Colbert Accuses Trump Administration Of Censorship, Says CBS Refused to Air Interview With Democratic State Rep, FCC Denies

Courtesy of CBS.

Stephen Colbert says CBS stopped him from airing an interview with a Democratic Senate candidate… so he released it on YouTube instead.

The clash is the latest sign of mounting tension between late-night hosts, broadcast networks, and the Federal Communications Commission (FCC).

Texas state Rep. James Talarico, a Democrat running in a highly competitive U.S. Senate race, had been booked for Monday’s Late Show. But during his opening monologue, Colbert told viewers that CBS lawyers stepped in at the last minute.

"He was supposed to be here," Colbert said. "But we were told in no uncertain terms by our network's lawyers, who called us directly, that we could not have him on the broadcast."

Colbert said he was also instructed not to mention the decision on air.
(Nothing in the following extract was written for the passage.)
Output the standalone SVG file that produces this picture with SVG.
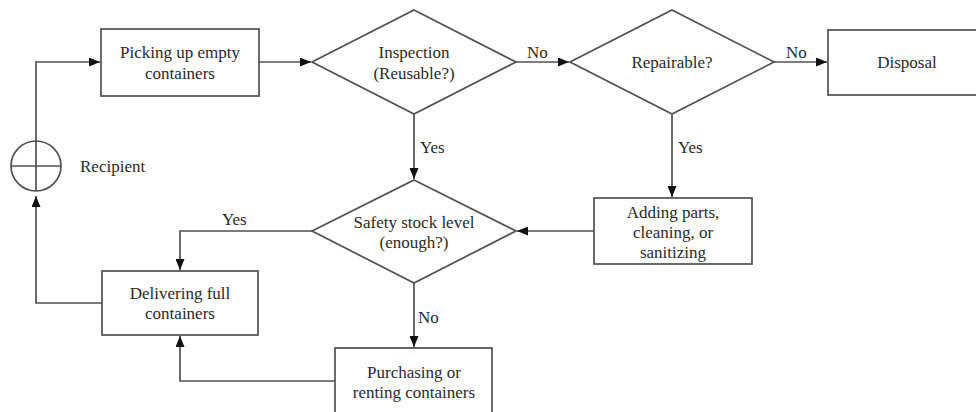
<svg xmlns="http://www.w3.org/2000/svg" width="976" height="412" viewBox="0 0 976 412">
  <style>
    .shape { fill: #ffffff; stroke: #505050; stroke-width: 1.7; }
    .edge { fill: none; stroke: #505050; stroke-width: 1.7; }
    .label { font-family: "Liberation Serif", "Times New Roman", serif; font-size: 17px; fill: #2a2a2a; text-anchor: middle; }
    .tag { font-family: "Liberation Serif", "Times New Roman", serif; font-size: 17px; fill: #2a2a2a; }
  </style>
  <defs>
    <marker id="arrow" viewBox="0 0 11 9" refX="11" refY="4.5" markerWidth="11" markerHeight="9" markerUnits="userSpaceOnUse" orient="auto">
      <path d="M0,0 L11,4.5 L0,9 Z" fill="#111111"/>
    </marker>
  </defs>
  <rect width="976" height="412" fill="#ffffff"/>

  <!-- connectors -->
  <g id="connectors">
    <path class="edge" d="M259,62 L311,62" marker-end="url(#arrow)"/>
    <path class="edge" d="M516,62 L569,62" marker-end="url(#arrow)"/>
    <path class="edge" d="M774,62 L827,62" marker-end="url(#arrow)"/>
    <path class="edge" d="M414,114 L414,179" marker-end="url(#arrow)"/>
    <path class="edge" d="M672,114 L672,197" marker-end="url(#arrow)"/>
    <path class="edge" d="M594,231 L517,231" marker-end="url(#arrow)"/>
    <path class="edge" d="M312,231 L180,231 L180,270" marker-end="url(#arrow)"/>
    <path class="edge" d="M414,283 L414,347" marker-end="url(#arrow)"/>
    <path class="edge" d="M335,381 L180,381 L180,336" marker-end="url(#arrow)"/>
    <path class="edge" d="M102,303 L36,303 L36,196" marker-end="url(#arrow)"/>
    <path class="edge" d="M36,141 L36,62 L100,62" marker-end="url(#arrow)"/>
    <text class="tag" x="527" y="58">No</text>
    <text class="tag" x="786" y="58">No</text>
    <text class="tag" x="420" y="153">Yes</text>
    <text class="tag" x="678" y="153">Yes</text>
    <text class="tag" x="222" y="225">Yes</text>
    <text class="tag" x="418" y="323">No</text>
  </g>

  <g id="recipient">
    <circle class="edge" cx="36" cy="166" r="25"/>
    <path class="edge" d="M11,166 L61,166 M36,141 L36,191"/>
    <text class="tag" x="80" y="172">Recipient</text>
  </g>

  <g id="pickup">
    <rect class="shape" x="101" y="29" width="158" height="67"/>
    <text class="label" x="180" y="58">Picking up empty</text>
    <text class="label" x="180" y="79">containers</text>
  </g>

  <g id="inspection">
    <polygon class="shape" points="414,10 516,62 414,114 312,62"/>
    <text class="label" x="414" y="58">Inspection</text>
    <text class="label" x="414" y="79">(Reusable?)</text>
  </g>

  <g id="repairable">
    <polygon class="shape" points="672,10 774,62 672,114 570,62"/>
    <text class="label" x="672" y="68">Repairable?</text>
  </g>

  <g id="disposal">
    <rect class="shape" x="828" y="30" width="160" height="65"/>
    <text class="label" x="907" y="68">Disposal</text>
  </g>

  <g id="repair">
    <rect class="shape" x="594" y="198" width="158" height="66"/>
    <text class="label" x="673" y="218">Adding parts,</text>
    <text class="label" x="673" y="238">cleaning, or</text>
    <text class="label" x="673" y="258">sanitizing</text>
  </g>

  <g id="safety">
    <polygon class="shape" points="414,180 516,231 414,283 312,231"/>
    <text class="label" x="414" y="228">Safety stock level</text>
    <text class="label" x="414" y="248">(enough?)</text>
  </g>

  <g id="delivering">
    <rect class="shape" x="102" y="271" width="156" height="64"/>
    <text class="label" x="180" y="299">Delivering full</text>
    <text class="label" x="180" y="319">containers</text>
  </g>

  <g id="purchasing">
    <rect class="shape" x="335" y="348" width="157" height="70"/>
    <text class="label" x="414" y="378">Purchasing or</text>
    <text class="label" x="414" y="398">renting containers</text>
  </g>
</svg>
Instead, he did exactly that.

“Because my network clearly doesn’t want us to talk about this,” he told viewers, “let’s talk about this.”

CBS disputed that it blocked the interview outright, saying it provided legal guidance. The concern: the FCC’s “equal time” rule, which requires broadcast stations to offer comparable airtime to political candidates.

The regulation applies to over-the-air broadcasters like CBS but not to cable or online platforms. That meant airing Talarico on television could trigger equal-time obligations for rival candidates — including fellow Democratic contender Rep. Jasmine Crockett — while posting the interview on YouTube would not.

So that’s what The Late Show did. The full interview went online overnight and quickly topped 2 million views by Tuesday — far outpacing recent guest segments, most of which have drawn under half a million. The last interview to break 1 million was with Bad Bunny ahead of his Super Bowl halftime show.

Colbert noted that late-night programs typically rely on the FCC’s “bona fide news exemption,” which allows news and public-affairs shows to host political figures without offering equal time to opponents. But in January, the FCC’s Media Bureau said it had seen no evidence that current talk shows qualify for that exemption — a warning that reportedly worried CBS lawyers.

CBS said it presented options for satisfying equal-time requirements and that the show ultimately chose to release the interview online. Meanwhile, the FCC recently opened a probe into ABC after The View also hosted Talarico.

In the YouTube interview, Talarico argued the scrutiny is politically driven.

“I think that Donald Trump is worried that we’re about to flip Texas,” he said. "This is the party that ran against cancel culture, and now they're trying to control what we watch, what we say, what we read."

Talarico is locked in a competitive Democratic primary against Crockett. The winner will face a Republican nominee — possibly incumbent Sen. John Cornyn, former Texas Attorney General Ken Paxton, or Rep. Wesley Hunt — in this year’s midterm elections.

The standoff adds to an already turbulent period for Colbert and CBS. In July, the network announced The Late Show will end in May 2026, calling it a financial decision amid a tough late-night landscape. That news followed Colbert’s criticism of CBS for settling a $16 million lawsuit filed by Donald Trump over a 60 Minutes interview with Kamala Harris — a move some lawmakers questioned.

CBS is owned by Paramount, which was acquired in August by David Ellison’s Skydance Media. The network has since faced additional upheaval, including criticism of new CBS News editor in chief Bari Weiss over a delayed 60 Minutes segment and Anderson Cooper’s announcement Monday that he will leave the program after 20 years.